According to the Municipal Police Officers’ Education & Training Commission (MPOETC), the general rule for police training under Act 120 is:

All municipalities of this Commonwealth or groups of municipalities acting in concert and all colleges and universities shall be required to train all members of their police departments pursuant to this subchapter prior to their enforcing criminal laws, enforcing moving traffic violations under Title 75 (relating to vehicles) or being authorized to carry a firearm.

The problem for Herbst is the annual MPOETC in-service training curriculum.

“Historically, we’ve been a training ground for other police departments,” Herbst noted.

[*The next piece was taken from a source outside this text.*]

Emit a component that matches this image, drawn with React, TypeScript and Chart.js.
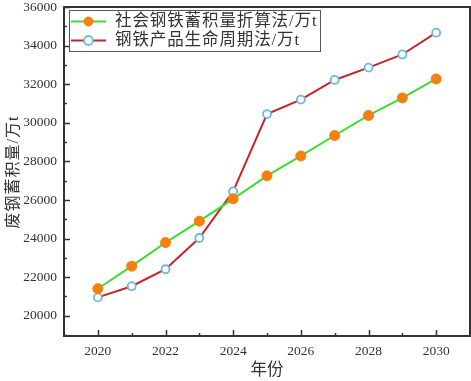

But more often than not, Trachta noted, the cost evens out. 

Due to scheduling conflicts, he explained, three officers were unable to attend a recent first-aid training. Those three officers will likely receive certification during a training at their second or third employer.

“It kind of works out. It depends on the schedule,” Trachta said. “That’s three people we didn’t pay for. My point is, there’s nobody really getting taken advantage of.”

Trachta also said he can’t skirt around the mandatory training. 

“If I don’t train [the officers], I could get shut down,” he said. “The state can come in and shut us down if they find out I didn’t keep up with training. I think it would behoove us to keep them certified.” 

Mayor Fred Daugherty Jr. agreed with his police chief.

“If you’re going to have officers in the street, you’re going to have to train them,” he said. “Overall, you’re just going to have to grin and bear some of this. It’s part of having a department.” 

Daugherty rhetorically asked, “Do you want to depend on someone else, or do you want to train your guys and make sure it’s done right and they’re trained to the best of their ability?”

Herbst said he would contact neighboring police departments to discuss how to better handle the in-service training for shared officers.

JASON GABRIEL January 23, 2013 at 04:42 PM
J. HERBST, simply put: an officer who does not complete mandatory updates shall not remain certified within the commonwealth. For what you are proposing to spend for video equipment, you can certify 2 officers completely, this would be inclusive of mileage reimbursement if so desired. Why, if I may ask, is equipment being paid for from a training fund? Would it be a better decision to deduct the proposed amt of purchase from an equipment fund? That way, perhaps, one of the full time officers could receive additional training over and above the mandatory updates.
rick troxell January 25, 2013 at 01:00 AM
Actually the problem appears to be a reason to disband the dept. Although it is baffling when they are willing to finance another agenda at 2.8 million over 3 years. Pretty sure the state government will be stepping in to investigate shortly. at least hopefully
Wayne Schissler January 25, 2013 at 03:30 AM
Why does it always seem that when it comes to the borough and its running of the police department "the problems" are the mandatory requirements to run the department? Just like the "problem" of paying for workman's compensation - the basic cost of doing business that all employers have to deal with. There must be discretionary areas that can be cut or not added to future budgets. Please explain why we are constantly reading that it's the police department that needs to be cut or even eliminated. It everything else in the budget sacrosanct?